The principal accounting policies adopted in the preparation of these financial statements are set out below. These policies have been consistently applied to all the periods represented, unless otherwise stated.


In June 2008 the Company extended its accounting reference date from 31 March 2008 to 30 September 2008. This is the first period in which IFRSs have been applied and comparatives have been restated from UK GAAP to comply with IFRS. The only adjustment to previously reported numbers relates to the requirement under IFRS not to amortise goodwill and instead test it annually for impairment. All other changes arising from the transition to IFRS are presentational only.


 
IFRS
UK GAAP
 
£
£
18 months ended 30 September 2008
 
 
Loss for period
(2,493,581)
(2,891,081)
Total assets
         36,362,244
               35,699,744
 
 
 
Year ended 31 March 2007
 
 
Loss for year
           (803,312)
            (1,068,312)
Total assets
         35,662,306
               35,397,306
 
 
 

 

 

Going concern


The financial statements have been prepared on the going concern basis. 


The directors have considered the financial and commercial position of the Company in relation to its Project at Cavo Sidero and, in particular, have reviewed the matters referred to below. 


The decision of the Greek Conseil d'Etat on the appeal lodged against the Greek Government's approval of the Company's Environmental Impact Assessment in respect of the Cavo Sidero Project is expected later in 2009. Should the appeal be dismissed, the Project will move to the next stage. Should the appeal be upheld, the directors have been advised and remain confident that, subject to receiving the detailed judgement of the Court, the Company will continue to be in a position to move forward, whether with the Project or with the other opportunities that it is considering.

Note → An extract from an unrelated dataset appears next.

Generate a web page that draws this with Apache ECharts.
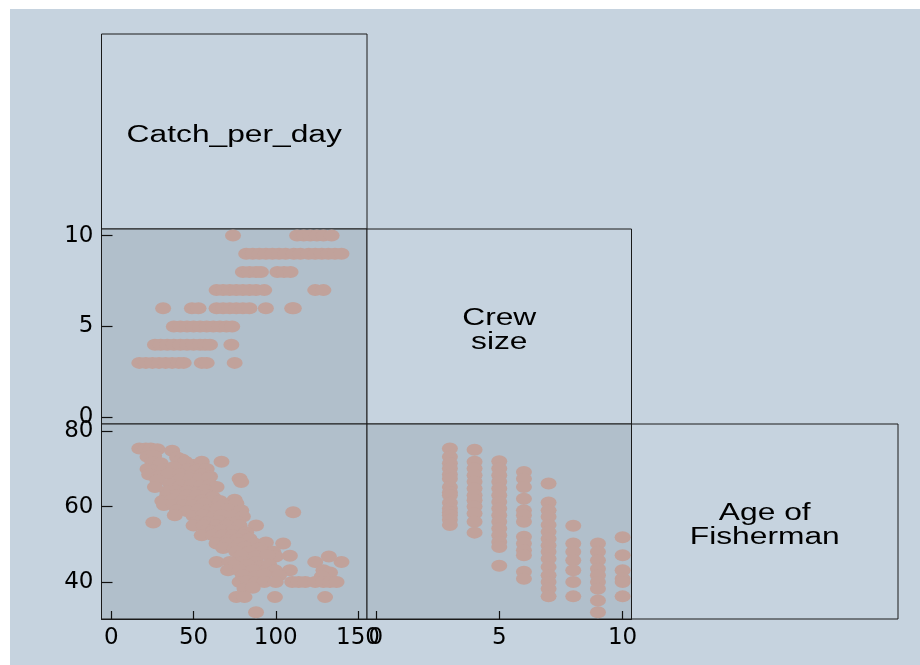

During the period ended 30 September 2008 the Group had an operating cash outflow of £4,460,148. This included significant non-recurring spend on items such as the costs of admission to AIM, the final costs of submitting the Company's Environmental Impact Assessment and the legal and other professional advice incurred in the lead up to the Appeal. During the period the Group successfully raised £1,145,910 additional equity funding from its shareholders and settled liabilities of £1,881,239 through the issue of shares. At the period end, the Group had remaining cash resources of £575,199 which have continued to be employed to meet ongoing requirements. Since 30 September 2008, the directors have reviewed the level of costs and have commenced a programme of cost reduction which will, when finalised shortly, reduce average cash operating costs by approximately 65%. As has been the case in the past, in order to meet ongoing working capital requirements, the Group is currently involved in discussions with its financial advisers and potential sources of finance. The Board has considered the cash resources required in the period up to the court decision referred to above, and for the period thereafter. While recognising that there remains some uncertainty, in the light of the advanced stage of the discussions with potential funders, the directors consider that the Group will have sufficient resources for the period up to the appeal decision expected later in 2009. Following the removal of the uncertainty regarding the outcome of the court decision, the directors also consider that the funds required for the period after the decision will be determined and successfully raised as required. 


Whilst these matters indicate the existence of material uncertainties which may cast significant doubt about going concern, having taken these matters into account, the directors consider that the going concern basis of preparation of the financial statements is appropriate.


Further comment on the above matters appears in the Chairman's Statement. 


The financial statements do not include any adjustment that would be required if the Company were unable to continue as a going concern.


3. Charge in respect of share based payments


During the period the Group implemented a Long Term Incentive Plan ('LTIP') in which any director or employee selected by the remuneration committee may participate. Awards under the LTIP have been granted on the basis that certain performance conditions are met.


As required under IFRS 2, a charge has been made for the value of the LTIP using the Black-Scholes or Monte Carlo pricing models as appropriate and charged over the vesting periods. This charge, shown as a charge in respect of share based payments in the Consolidated Income Statement, does not involve any cash payment. 


An appropriate charge has been made in the profit and loss account of earlier years reflecting the fair value of the shares under option.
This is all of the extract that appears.